Mit der Faust die Scheibe eingeschlagen
Eines der Heime befand sich in Königsfeld im Schwarzwald. Die große rote Villa am Park mit grünen Fensterläden wirkt eigentlich ganz friedlich. Barbara Zander ist extra her gefahren, um das Haus nochmal zu sehen. 1964 kam die Stuttgarterin für sechs Wochen "zur Erholung" in das damalige private Kinderheim.
Was sie dort erlebt hat, zeichnet sie bis heute - auch mit einer Narbe an der rechten Hand. "Entweder war ich unartig, wie man damals gesagt hat oder ich habe nicht gefolgt", erzählt Zander. Zur Strafe sei sie als damals Fünfjährige allein im Haus eingeschlossen worden.

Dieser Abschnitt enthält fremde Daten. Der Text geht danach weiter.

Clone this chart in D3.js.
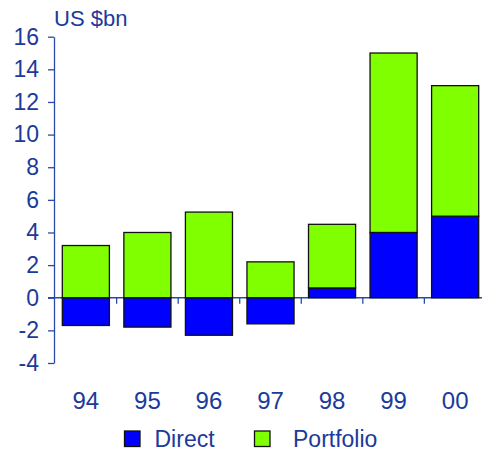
<!DOCTYPE html>
<html>
<head>
<meta charset="utf-8">
<script src="https://cdn.jsdelivr.net/npm/d3@7"></script>
<style>
	body { margin: 0; background: #fff; }
	svg { display: block; font-family: "Liberation Sans", Arial, sans-serif; }
</style>
</head>
<body>
<div id="chart"></div>
<script>
	'use strict';

	// data
	var years = ["94", "95", "96", "97", "98", "99", "00"];
	var direct = [-1.7, -1.8, -2.3, -1.6, 0.6, 4.0, 5.0];
	var portfolio = [3.2, 4.0, 5.25, 2.2, 3.9, 11.0, 8.0];
	var yTicks = [-4, -2, 0, 2, 4, 6, 8, 10, 12, 14, 16];
	var seriesNames = ["Direct", "Portfolio"];

	var options = {
		width: 482,
		height: 450,
		textColor: "#1b3a9a",
		axisColor: "#2a4aa6",
		colors: ["#0000ff", "#80ff00"]
	};

	var rows = years.map(function (y, i) {
		return { year: y, Direct: direct[i], Portfolio: portfolio[i] };
	});

	var svg = d3.select("#chart").append("svg")
		.attr("width", options.width)
		.attr("height", options.height);

	var x = d3.scaleBand()
		.domain(years)
		.range([54, 487])
		.paddingInner(0.235)
		.paddingOuter(0.135);

	var y = d3.scaleLinear()
		.domain([-4, 16])
		.range([363, 36.7]);

	var color = d3.scaleOrdinal()
		.domain(seriesNames)
		.range(options.colors);

	// zero line with small separators between categories
	svg.append("line")
		.attr("x1", 48).attr("x2", options.width)
		.attr("y1", y(0)).attr("y2", y(0))
		.attr("stroke", options.axisColor)
		.attr("stroke-width", 1.3);

	svg.selectAll("line.sep")
		.data(years.slice(1))
		.enter()
		.append("line")
		.attr("class", "sep")
		.attr("x1", function (d) { return x(d) - x.step() * x.paddingInner() / 2; })
		.attr("x2", function (d) { return x(d) - x.step() * x.paddingInner() / 2; })
		.attr("y1", y(0))
		.attr("y2", y(0) + 6)
		.attr("stroke", options.axisColor)
		.attr("stroke-width", 1.3);

	// stacked bars
	var stacked = d3.stack()
		.keys(seriesNames)
		.offset(d3.stackOffsetDiverging)(rows);

	svg.selectAll("g.series")
		.data(stacked)
		.enter()
		.append("g")
		.attr("class", "series")
		.attr("fill", function (d) { return color(d.key); })
		.selectAll("rect")
		.data(function (d) { return d; })
		.enter()
		.append("rect")
		.attr("x", function (d) { return x(d.data.year); })
		.attr("width", x.bandwidth())
		.attr("y", function (d) { return y(Math.max(d[0], d[1])); })
		.attr("height", function (d) { return Math.abs(y(d[0]) - y(d[1])); })
		.attr("stroke", "#111")
		.attr("stroke-width", 1.3);

	// left axis (plain hyphen for negatives, like the original)
	var leftAxis = svg.append("g")
		.attr("transform", "translate(54,0)")
		.call(d3.axisLeft(y)
			.tickValues(yTicks)
			.tickFormat(function (d) { return String(d); })
			.tickSize(6)
			.tickSizeOuter(0)
			.tickPadding(9));

	leftAxis.select(".domain").attr("stroke", options.axisColor).attr("stroke-width", 1.3);
	leftAxis.selectAll(".tick line").attr("stroke", options.axisColor).attr("stroke-width", 1.3);
	leftAxis.selectAll(".tick text")
		.attr("fill", options.textColor)
		.attr("font-size", "23px")
		.attr("font-family", "Liberation Sans, Arial, sans-serif");

	// unit label
	svg.append("text")
		.attr("x", 54)
		.attr("y", 26)
		.attr("fill", options.textColor)
		.attr("font-size", "22px")
		.text("US $bn");

	// category labels
	svg.selectAll("text.year")
		.data(years)
		.enter()
		.append("text")
		.attr("class", "year")
		.attr("x", function (d) { return x(d) + x.bandwidth() / 2; })
		.attr("y", 408.5)
		.attr("text-anchor", "middle")
		.attr("fill", options.textColor)
		.attr("font-size", "24px")
		.text(function (d) { return d; });

	// legend
	var legendX = [124.5, 254.5];
	var legend = svg.selectAll("g.legend")
		.data(seriesNames)
		.enter()
		.append("g")
		.attr("class", "legend")
		.attr("transform", function (d, i) { return "translate(" + legendX[i] + ",431)"; });

	legend.append("rect")
		.attr("width", 15.5)
		.attr("height", 15.5)
		.attr("fill", function (d) { return color(d); })
		.attr("stroke", "#111")
		.attr("stroke-width", 1.3);

	legend.append("text")
		.attr("x", function (d, i) { return i === 0 ? 30 : 38.5; })
		.attr("y", 15.5)
		.attr("fill", options.textColor)
		.attr("font-size", "23px")
		.text(function (d) { return d; });
</script>
</body>
</html>
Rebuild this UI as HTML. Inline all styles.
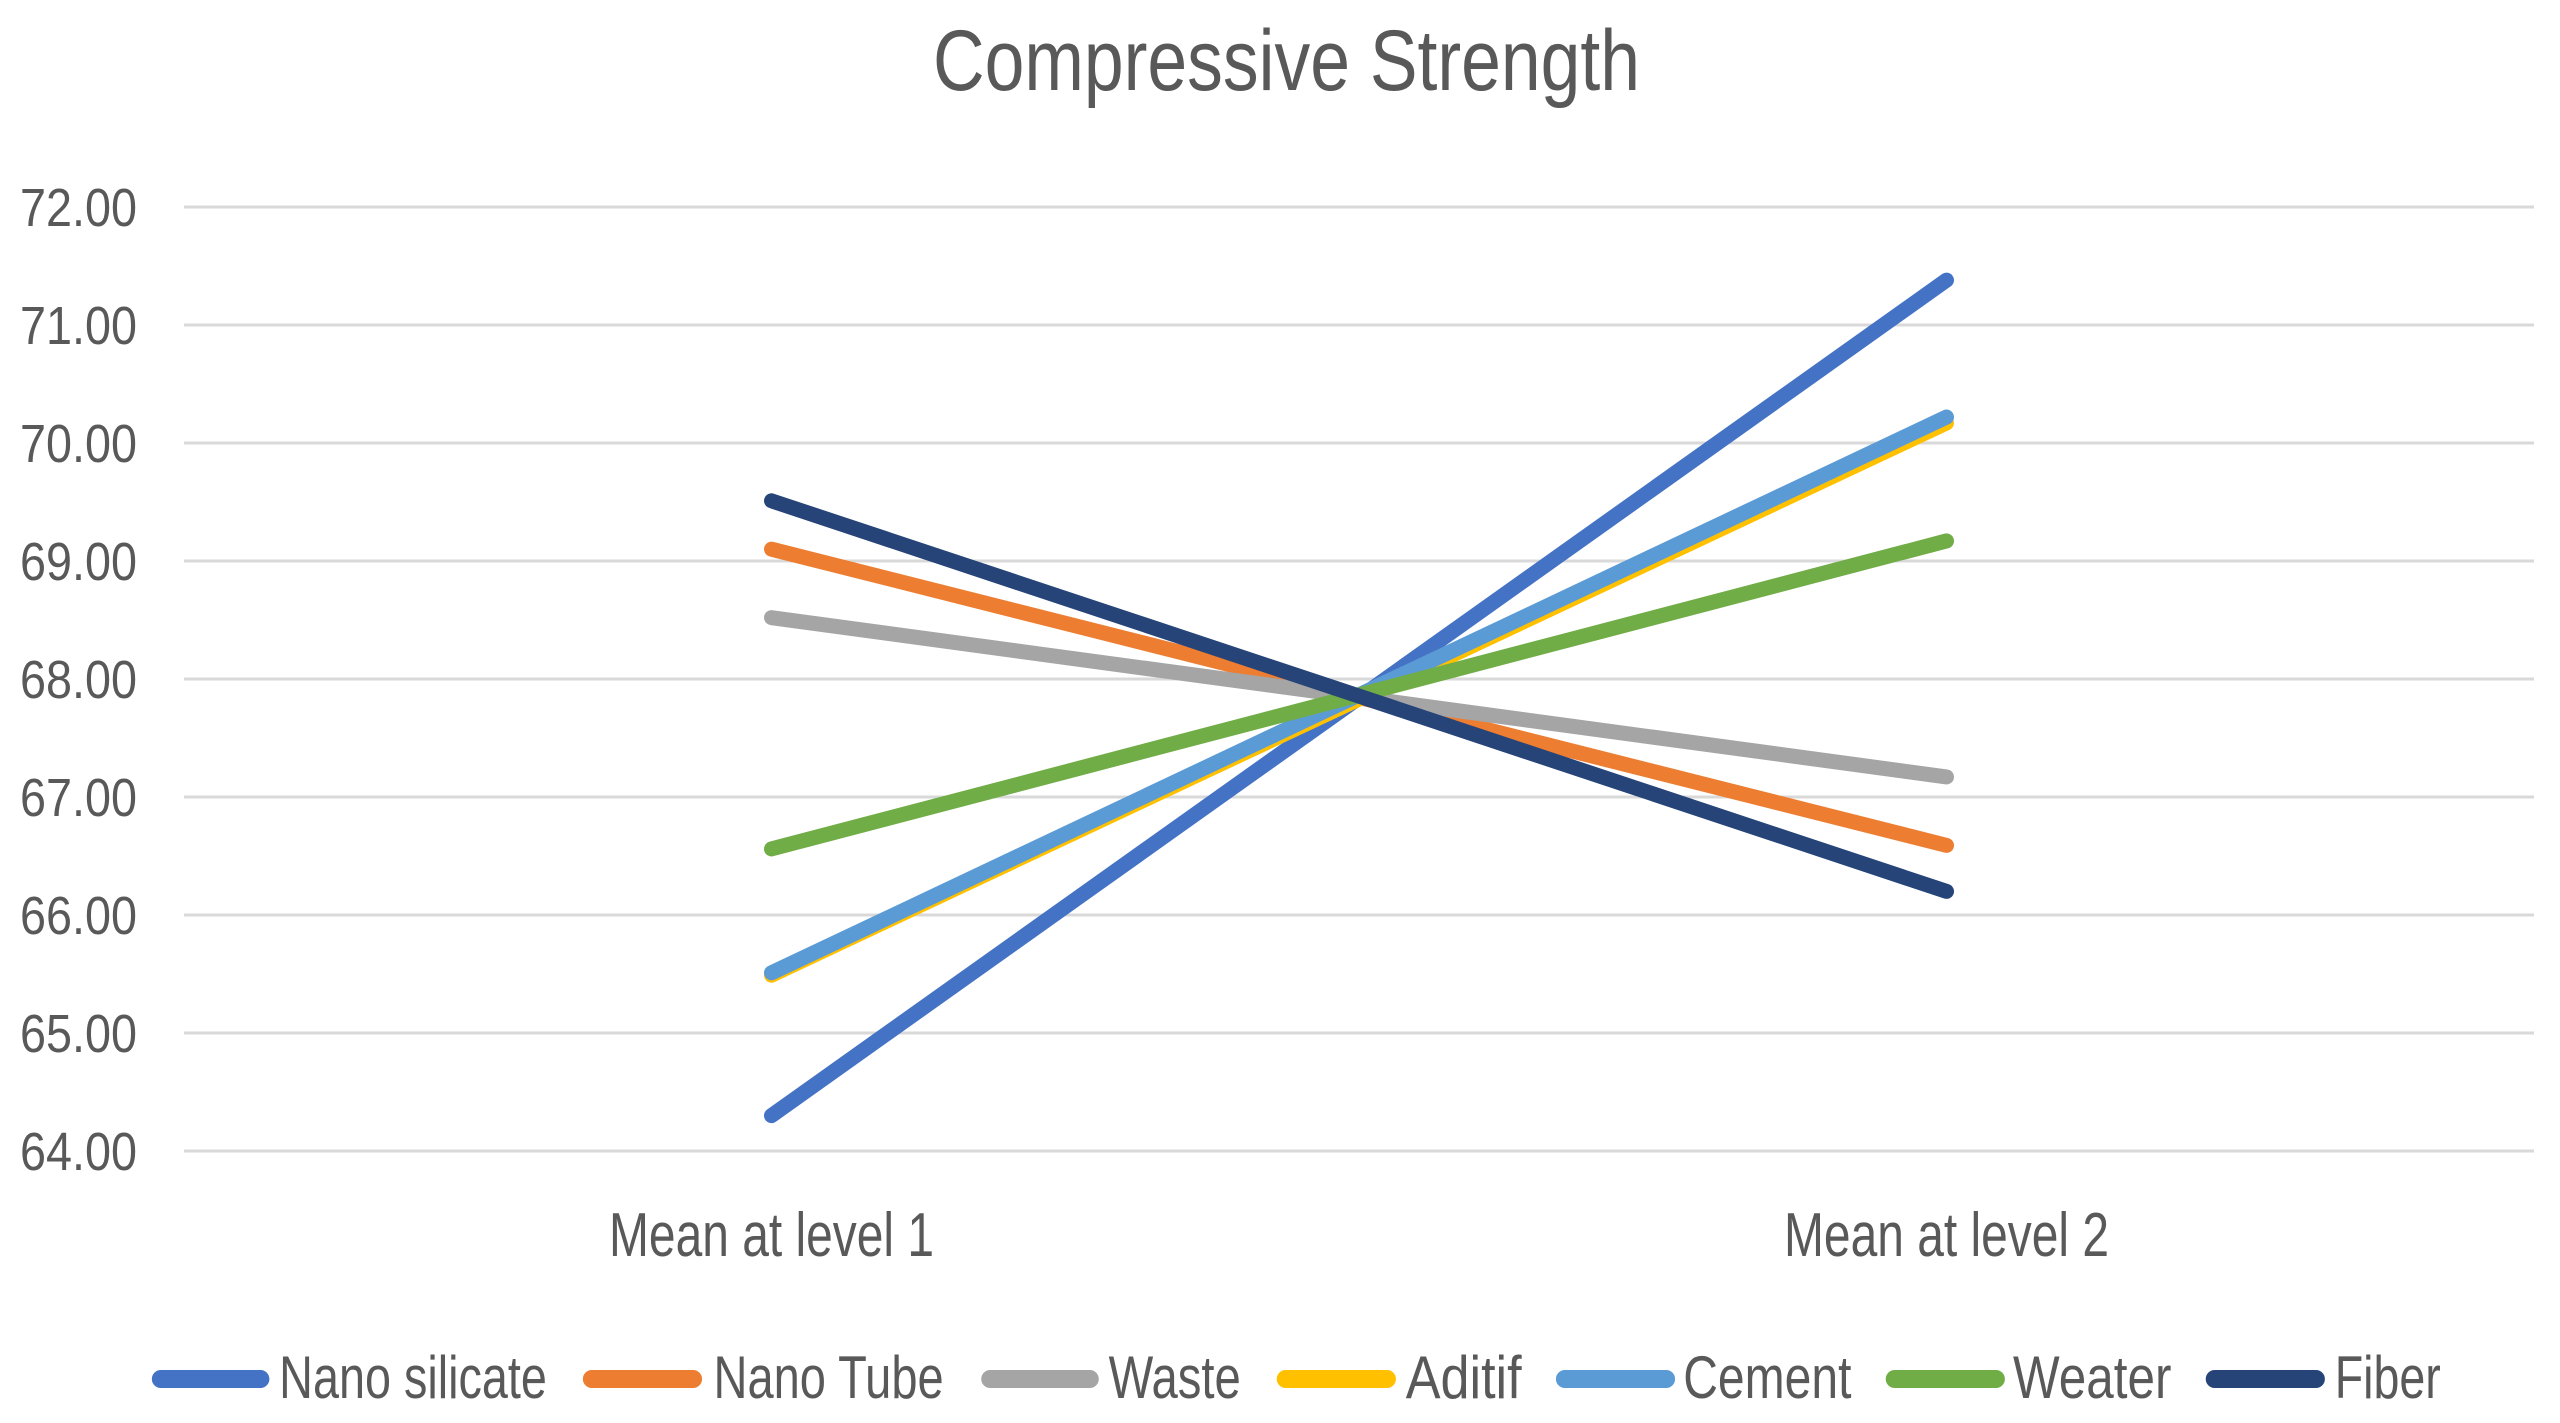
<!DOCTYPE html>
<html><head><meta charset="utf-8"><style>
html,body{margin:0;padding:0;background:#fff;}
svg{display:block;}
text{font-family:"Liberation Sans",sans-serif;fill:#595959;}
</style></head><body>
<svg id="chart" width="2560" height="1423" viewBox="0 0 2560 1423" xmlns="http://www.w3.org/2000/svg">
<text x="933" y="90" font-size="86" textLength="707" lengthAdjust="spacingAndGlyphs">Compressive Strength</text>
<g id="grid"></g>
<g id="ylabels"></g>
<g id="xlabels"></g>
<g id="series"></g>
<g id="legend"></g>
</svg>
<script>
const categories = ["Mean at level 1", "Mean at level 2"];
const seriesNames = ["Nano silicate","Nano Tube","Waste","Aditif","Cement","Weater","Fiber"];
const nanoSilicate = [64.30, 71.38];
const nanoTube = [69.10, 66.59];
const waste = [68.52, 67.17];
const aditif = [65.49, 70.17];
const cement = [65.51, 70.22];
const weater = [66.56, 69.17];
const fiber = [69.51, 66.20];
const yTicks = [64,65,66,67,68,69,70,71,72];
const yTickLabels = ["64.00","65.00","66.00","67.00","68.00","69.00","70.00","71.00","72.00"];

const colors = ["#4472C4","#ED7D31","#A5A5A5","#FFC000","#5B9BD5","#70AD47","#264478"];
const seriesData = [nanoSilicate, nanoTube, waste, aditif, cement, weater, fiber];
const NS = "http://www.w3.org/2000/svg";
const plotL = 184, plotR = 2534, plotT = 207, plotB = 1151;
const yMin = 64, yMax = 72;
function yScale(v){ return plotB - (v - yMin) / (yMax - yMin) * (plotB - plotT); }
function xScale(i){ const w = (plotR - plotL) / categories.length; return plotL + w * (i + 0.5); }
function mk(tag, attrs, parent){ const e = document.createElementNS(NS, tag); for (const k in attrs) e.setAttribute(k, attrs[k]); parent.appendChild(e); return e; }

const grid = document.getElementById('grid');
const yl = document.getElementById('ylabels');
yTicks.forEach((t, i) => {
  const y = yScale(t);
  const l = mk('line', {x1: plotL, x2: plotR, y1: y, y2: y, stroke: '#d9d9d9', 'stroke-width': 3}, grid);
  
  
  const tx = mk('text', {x: 137, y: y + 19, 'font-size': 54, 'text-anchor': 'end', textLength: 117, lengthAdjust: 'spacingAndGlyphs'}, yl);
  tx.textContent = yTickLabels[i];
  
  
});

const xl = document.getElementById('xlabels');
categories.forEach((c, i) => {
  const tx = mk('text', {x: xScale(i), y: 1256, 'font-size': 62, 'text-anchor': 'middle', textLength: 325, lengthAdjust: 'spacingAndGlyphs'}, xl);
  tx.textContent = c;
  
  
});

const sg = document.getElementById('series');
seriesData.forEach((d, s) => {
  const pts = d.map((v, i) => xScale(i) + ',' + yScale(v)).join(' ');
  const pl = mk('polyline', {points: pts, fill: 'none', stroke: colors[s], 'stroke-width': 15, 'stroke-linecap': 'round', 'stroke-linejoin': 'round'}, sg);
  
  
});

const lg = document.getElementById('legend');
const legLine = [[93,165],[357,430],[601,673],[782,855],[953,1026],[1155,1228],[1351,1424]];
const legText = [[171,335],[437,578],[679,760],[861,932],[1031,1134],[1233,1330],[1430,1495]];
const k = 2560 / 1568;
seriesNames.forEach((n, s) => {
  const ln = mk('line', {x1: legLine[s][0] * k + 9, x2: legLine[s][1] * k - 9, y1: 1379, y2: 1379, stroke: colors[s], 'stroke-width': 18, 'stroke-linecap': 'round'}, lg);
  
  
  const tx = mk('text', {x: legText[s][0] * k, y: 1398, 'font-size': 60, textLength: (legText[s][1] - legText[s][0]) * k, lengthAdjust: 'spacingAndGlyphs'}, lg);
  tx.textContent = n;
  
  
});
</script>
</body></html>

Sie habe Panik bekommen und dann mit der Faust die Scheibe der Tür eingeschlagen. "Das war furchtbar", erinnert sie sich.
Eltern fröhliche Kinderkur vorgegaukelt
Ein anderes Mal habe sie vor lauter Heimweh in der Nacht erbrechen müssen. Aber aufstehen sei verboten gewesen und sie habe liegen bleiben müssen.
So ging es nachweislich in rund 500 Kinderheimen in Baden-Württemberg zu. Möglich war das, weil es nach dem Nationalsozialismus keine staatliche Heimkontrolle gab.
Gemeinsam mit den Archivarinnen und Archivaren des Landesarchivs Baden-Württemberg hat Barbara Zander etliche Dokumente von früheren Kinderverschickungen zusammengetragen. Diese sammelte sie zusammen mit Fotos und alten Briefen an ihre Eltern in krakeliger Kinderschrift. Selbst geschrieben habe sie die nicht, sondern die Betreuerinnen. Sie hätten den Eltern eine fröhliche Kinderkur vorgegaukelt und vor Ort mit den schutzlosen Kindern teilweise gemacht, was sie wollten, berichtet sie.
Recherchen des Landesarchivs BW enden
Bei Barbara Zander wirken sich die seelischen und körperlichen Machtspiele und Misshandlungen bis heute aus: Die Verlustangst und manchmal der gesteigerte Bedarf nach Aufmerksamkeit resultierten aus dieser Zeit, sagt sie. Durch die Aufarbeitung könne sie leichter damit umgehen.
Dass die Recherchen vom Landesarchiv jetzt erstmal eingestellt werden müssen, weil die Förderung endet, ärgert sie. "Es gibt bestimmt noch viele, die noch nicht so weit gekommen sind und jetzt mitten in der Recherche ihrer Vergangenheit ausgebremst werden", sagt Barbara Zander, die durch die Aufarbeitung mit ihrer Vergangenheit ein bisschen Frieden schließen kann.